Notre Dame's goal is to become a College Playoff Football regular.

Nick Shepkowski
December 28, 2018 - 12:14 pm

DALLAS (RADIO.com) -- Friday morning brought more hardware to the Notre Dame Fighting Irish, as coach Brian Kelly was named the winner of the Bobby Dodd Trophy. The annual award goes to the coach whose program best showcases scholarship, leadership and integrity all while having on the field success.

Kelly had already been named the AP Coach of the Year, meaning his trophy case is becoming quite full. But that also begs a question -- what does winning those awards really symbolize?

Obviously, no fans will complain if their program's leader is named the Coach of the Year, but the understanding across college football as well as most sports is that such awards generally go to coaches whose teams overachieve preseason expectations. They don't typically go to a preseason No. 1 team that then goes undefeated. Just ask Nick Saban, who has directed Alabama to five national titles since 2009 but hasn't been named the AP Coach of the Year in that span.

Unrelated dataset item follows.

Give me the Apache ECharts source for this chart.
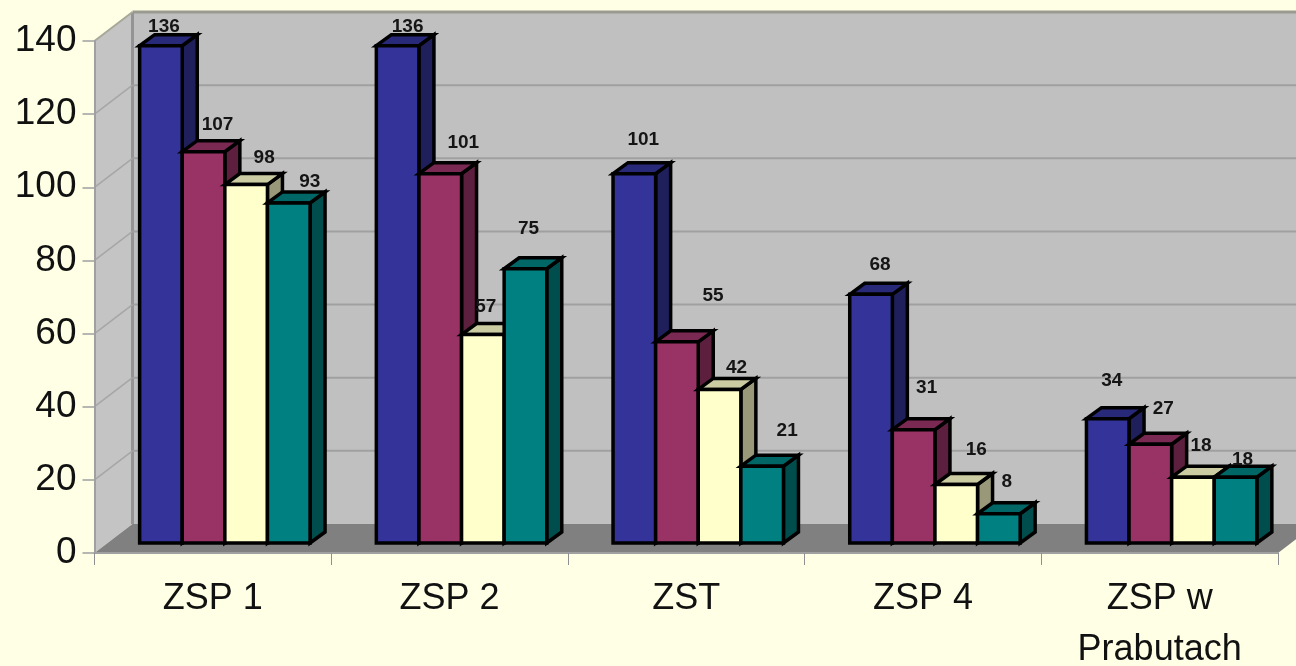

Notre Dame's game against Clemson in the national semifinal at the Cotton Bowl on Saturday is the program's biggest game since the 2012 Irish team was blown out by Alabama in the BCS national championship game. That game feels like a lifetime ago when comparing the Irish to the Tigers, whom Dabo Swinney has led to four straight College Football Playoff appearances and one title.

Kelly praised Swinney for his ability to "create consistency in a time where inconsistency" everywhere.

"It's easy to get distracted," Kelly said of Swinney. "His ability to continue to keep his program year in and year out at the top of college football requires more than just recruiting good players."

Sustained success at the highest level is the next step Kelly and Notre Dame are looking to take, as this year marked the first time since the 1992-'93 campaigns that the Irish won at least 10 games in back-to-back seasons. Swinney and Clemson have at least 10 wins every season since 2011 and have at least 12 wins in each of the past four years. 

So what do Kelly and Notre Dame have to do to take those next steps and continue to close the gap between themselves and the Alabamas, Clemsons and Georgias of the college football world?

"It's an understanding of the smallest of details that we could probably talk hours about," Kelly said.

"I admire people that can look at things from much more of a perspective of people first and the ability to motivate people, not just players but everybody around them. And (Swinney has) done a great job with that."

There's no doubt Kelly and the Irish have made progress in the last couple seasons, but the next challenge comes in stringing 10-win or better seasons together.

From his outside perspective, Swinney likes the direction the Notre Dame program is headed. He clearly has a respect for Kelly’s longevity in the college game and is particularly jealous of one of Kelly's skills.

"His golf swing," Swinney said. "I don't know if you've seen his golf swing."